━━━━━ INFORMATION PROVIDED ━━━━━

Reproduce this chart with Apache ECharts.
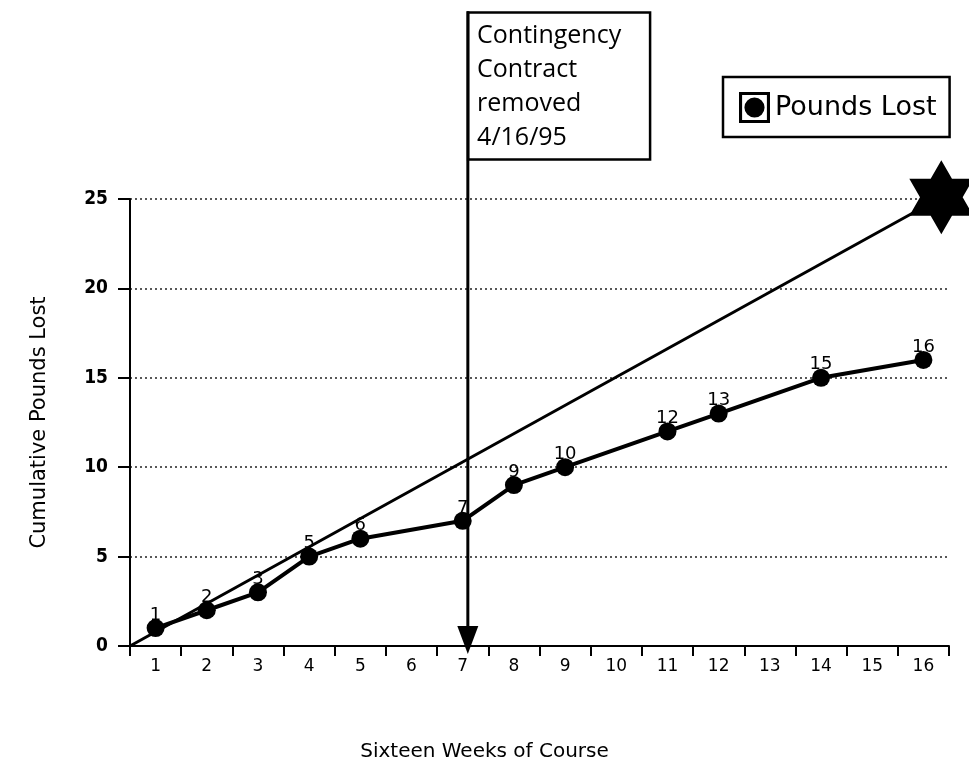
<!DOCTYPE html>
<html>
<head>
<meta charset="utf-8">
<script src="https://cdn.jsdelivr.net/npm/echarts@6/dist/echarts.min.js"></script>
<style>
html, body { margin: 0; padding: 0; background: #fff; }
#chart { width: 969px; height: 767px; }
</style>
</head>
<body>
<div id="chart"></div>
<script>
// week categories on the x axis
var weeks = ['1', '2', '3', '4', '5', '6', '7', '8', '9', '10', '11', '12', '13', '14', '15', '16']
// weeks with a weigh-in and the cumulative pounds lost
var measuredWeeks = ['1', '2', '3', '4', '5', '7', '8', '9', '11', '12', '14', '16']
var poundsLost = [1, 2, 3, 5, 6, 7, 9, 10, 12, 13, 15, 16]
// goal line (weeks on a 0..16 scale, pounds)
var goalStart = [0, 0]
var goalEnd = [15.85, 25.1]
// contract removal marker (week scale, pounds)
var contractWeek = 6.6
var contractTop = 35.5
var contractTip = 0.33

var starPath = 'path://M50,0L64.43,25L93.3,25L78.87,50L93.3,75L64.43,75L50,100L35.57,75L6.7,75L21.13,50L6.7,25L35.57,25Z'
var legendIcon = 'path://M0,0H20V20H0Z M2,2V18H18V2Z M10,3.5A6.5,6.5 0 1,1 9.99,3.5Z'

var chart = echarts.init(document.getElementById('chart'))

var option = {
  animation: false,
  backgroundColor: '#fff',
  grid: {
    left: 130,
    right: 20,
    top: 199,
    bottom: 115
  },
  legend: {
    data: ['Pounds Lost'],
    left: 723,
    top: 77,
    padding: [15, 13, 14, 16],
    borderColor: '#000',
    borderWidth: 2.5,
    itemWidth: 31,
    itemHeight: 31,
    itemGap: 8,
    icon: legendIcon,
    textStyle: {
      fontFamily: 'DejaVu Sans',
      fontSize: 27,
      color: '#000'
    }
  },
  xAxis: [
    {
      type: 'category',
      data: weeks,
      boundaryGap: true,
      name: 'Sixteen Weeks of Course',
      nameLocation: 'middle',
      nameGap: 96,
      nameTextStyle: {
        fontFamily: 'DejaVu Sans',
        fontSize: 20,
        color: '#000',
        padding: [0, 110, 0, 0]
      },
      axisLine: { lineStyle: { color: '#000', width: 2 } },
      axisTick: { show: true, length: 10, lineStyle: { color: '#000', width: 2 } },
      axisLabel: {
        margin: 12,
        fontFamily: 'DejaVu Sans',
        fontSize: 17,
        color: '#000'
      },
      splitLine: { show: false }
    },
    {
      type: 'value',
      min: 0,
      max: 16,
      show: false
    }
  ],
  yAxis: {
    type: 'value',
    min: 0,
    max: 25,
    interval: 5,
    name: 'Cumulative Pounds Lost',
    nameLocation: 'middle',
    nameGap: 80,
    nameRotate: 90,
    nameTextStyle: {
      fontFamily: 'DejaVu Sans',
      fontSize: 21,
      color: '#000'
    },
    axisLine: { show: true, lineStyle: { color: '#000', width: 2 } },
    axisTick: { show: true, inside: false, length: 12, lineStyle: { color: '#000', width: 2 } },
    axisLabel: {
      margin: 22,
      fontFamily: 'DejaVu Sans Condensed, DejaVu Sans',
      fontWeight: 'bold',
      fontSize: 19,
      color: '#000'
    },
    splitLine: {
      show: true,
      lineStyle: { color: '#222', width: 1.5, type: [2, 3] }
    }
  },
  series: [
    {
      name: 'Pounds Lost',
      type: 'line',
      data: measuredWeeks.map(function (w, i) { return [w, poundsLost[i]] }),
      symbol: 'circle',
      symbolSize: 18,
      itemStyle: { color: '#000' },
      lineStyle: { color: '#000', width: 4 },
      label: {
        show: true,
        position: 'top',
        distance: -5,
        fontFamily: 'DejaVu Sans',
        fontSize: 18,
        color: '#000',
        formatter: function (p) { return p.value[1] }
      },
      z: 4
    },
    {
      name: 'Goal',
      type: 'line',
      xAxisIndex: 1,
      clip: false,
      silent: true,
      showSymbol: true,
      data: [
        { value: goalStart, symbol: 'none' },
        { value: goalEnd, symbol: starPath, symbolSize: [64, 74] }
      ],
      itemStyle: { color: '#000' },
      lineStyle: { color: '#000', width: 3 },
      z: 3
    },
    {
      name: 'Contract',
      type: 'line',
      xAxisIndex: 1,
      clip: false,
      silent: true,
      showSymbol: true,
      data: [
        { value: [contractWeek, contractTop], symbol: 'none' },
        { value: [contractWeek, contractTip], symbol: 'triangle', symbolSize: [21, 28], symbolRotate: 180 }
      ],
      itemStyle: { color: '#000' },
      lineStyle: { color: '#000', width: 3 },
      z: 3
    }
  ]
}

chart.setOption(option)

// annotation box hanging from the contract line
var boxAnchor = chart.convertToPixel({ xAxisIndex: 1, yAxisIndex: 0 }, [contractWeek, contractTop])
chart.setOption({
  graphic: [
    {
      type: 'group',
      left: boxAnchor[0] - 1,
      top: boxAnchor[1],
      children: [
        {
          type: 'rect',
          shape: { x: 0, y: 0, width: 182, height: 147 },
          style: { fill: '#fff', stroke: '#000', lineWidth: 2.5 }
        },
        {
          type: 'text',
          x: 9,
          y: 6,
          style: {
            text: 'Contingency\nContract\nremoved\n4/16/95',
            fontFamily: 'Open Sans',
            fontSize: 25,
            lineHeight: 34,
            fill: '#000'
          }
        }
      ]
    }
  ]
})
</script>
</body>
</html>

━━━━━
━━━━━ INFORMATION PROVIDED ━━━━━

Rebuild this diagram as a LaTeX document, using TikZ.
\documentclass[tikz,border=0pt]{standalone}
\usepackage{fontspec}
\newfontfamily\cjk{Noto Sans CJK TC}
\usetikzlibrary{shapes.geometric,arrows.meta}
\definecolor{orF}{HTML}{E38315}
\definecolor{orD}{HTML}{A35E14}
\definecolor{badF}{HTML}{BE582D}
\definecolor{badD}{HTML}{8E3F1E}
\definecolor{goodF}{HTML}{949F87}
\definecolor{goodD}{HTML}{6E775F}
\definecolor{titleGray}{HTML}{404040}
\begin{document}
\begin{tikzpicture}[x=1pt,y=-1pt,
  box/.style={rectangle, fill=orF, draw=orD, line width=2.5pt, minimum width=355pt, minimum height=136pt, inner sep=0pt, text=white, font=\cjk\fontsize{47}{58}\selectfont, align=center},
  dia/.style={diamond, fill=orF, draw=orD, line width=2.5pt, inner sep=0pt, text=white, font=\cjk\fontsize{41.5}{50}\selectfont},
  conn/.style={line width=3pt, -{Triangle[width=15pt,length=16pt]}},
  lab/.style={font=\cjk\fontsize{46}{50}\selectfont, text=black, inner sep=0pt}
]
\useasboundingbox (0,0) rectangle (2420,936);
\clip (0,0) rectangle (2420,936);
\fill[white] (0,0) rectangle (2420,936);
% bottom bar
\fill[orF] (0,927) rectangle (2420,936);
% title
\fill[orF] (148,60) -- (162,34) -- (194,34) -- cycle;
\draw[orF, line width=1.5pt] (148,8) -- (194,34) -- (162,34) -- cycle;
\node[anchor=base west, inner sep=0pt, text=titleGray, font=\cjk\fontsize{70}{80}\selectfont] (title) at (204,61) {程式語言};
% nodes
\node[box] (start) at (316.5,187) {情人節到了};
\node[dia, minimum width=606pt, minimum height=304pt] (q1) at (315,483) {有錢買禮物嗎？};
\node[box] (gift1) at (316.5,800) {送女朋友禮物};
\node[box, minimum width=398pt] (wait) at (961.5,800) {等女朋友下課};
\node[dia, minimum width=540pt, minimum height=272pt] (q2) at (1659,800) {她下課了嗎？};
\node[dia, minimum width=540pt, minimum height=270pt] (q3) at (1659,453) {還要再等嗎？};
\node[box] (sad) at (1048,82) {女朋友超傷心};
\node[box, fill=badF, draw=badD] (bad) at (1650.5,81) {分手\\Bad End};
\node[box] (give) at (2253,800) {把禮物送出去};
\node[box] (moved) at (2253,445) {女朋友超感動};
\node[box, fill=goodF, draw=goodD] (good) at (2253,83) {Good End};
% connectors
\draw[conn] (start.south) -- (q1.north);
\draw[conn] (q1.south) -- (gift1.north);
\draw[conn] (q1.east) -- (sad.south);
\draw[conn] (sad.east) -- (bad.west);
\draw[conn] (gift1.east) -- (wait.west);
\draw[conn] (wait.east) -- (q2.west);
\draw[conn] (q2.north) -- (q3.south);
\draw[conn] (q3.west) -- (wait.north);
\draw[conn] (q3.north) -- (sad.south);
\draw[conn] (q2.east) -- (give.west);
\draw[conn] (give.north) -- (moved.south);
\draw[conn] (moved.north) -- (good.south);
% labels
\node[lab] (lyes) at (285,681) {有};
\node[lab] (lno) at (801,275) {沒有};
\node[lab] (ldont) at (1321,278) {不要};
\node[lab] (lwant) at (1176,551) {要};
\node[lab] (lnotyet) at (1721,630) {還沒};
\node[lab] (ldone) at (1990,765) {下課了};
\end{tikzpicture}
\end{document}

━━━━━

[TASK INSTRUCTIONS] Pictures in the material above should be skipped; print exactly the lines from the one with "Reproduce this chart with Apache ECharts." through the one with "var chart = echarts.init(document.getElementById('chart'))".

[THE RESULT]
Reproduce this chart with Apache ECharts.
<!DOCTYPE html>
<html>
<head>
<meta charset="utf-8">
<script src="https://cdn.jsdelivr.net/npm/echarts@6/dist/echarts.min.js"></script>
<style>
html, body { margin: 0; padding: 0; background: #fff; }
#chart { width: 969px; height: 767px; }
</style>
</head>
<body>
<div id="chart"></div>
<script>
// week categories on the x axis
var weeks = ['1', '2', '3', '4', '5', '6', '7', '8', '9', '10', '11', '12', '13', '14', '15', '16']
// weeks with a weigh-in and the cumulative pounds lost
var measuredWeeks = ['1', '2', '3', '4', '5', '7', '8', '9', '11', '12', '14', '16']
var poundsLost = [1, 2, 3, 5, 6, 7, 9, 10, 12, 13, 15, 16]
// goal line (weeks on a 0..16 scale, pounds)
var goalStart = [0, 0]
var goalEnd = [15.85, 25.1]
// contract removal marker (week scale, pounds)
var contractWeek = 6.6
var contractTop = 35.5
var contractTip = 0.33

var starPath = 'path://M50,0L64.43,25L93.3,25L78.87,50L93.3,75L64.43,75L50,100L35.57,75L6.7,75L21.13,50L6.7,25L35.57,25Z'
var legendIcon = 'path://M0,0H20V20H0Z M2,2V18H18V2Z M10,3.5A6.5,6.5 0 1,1 9.99,3.5Z'

var chart = echarts.init(document.getElementById('chart'))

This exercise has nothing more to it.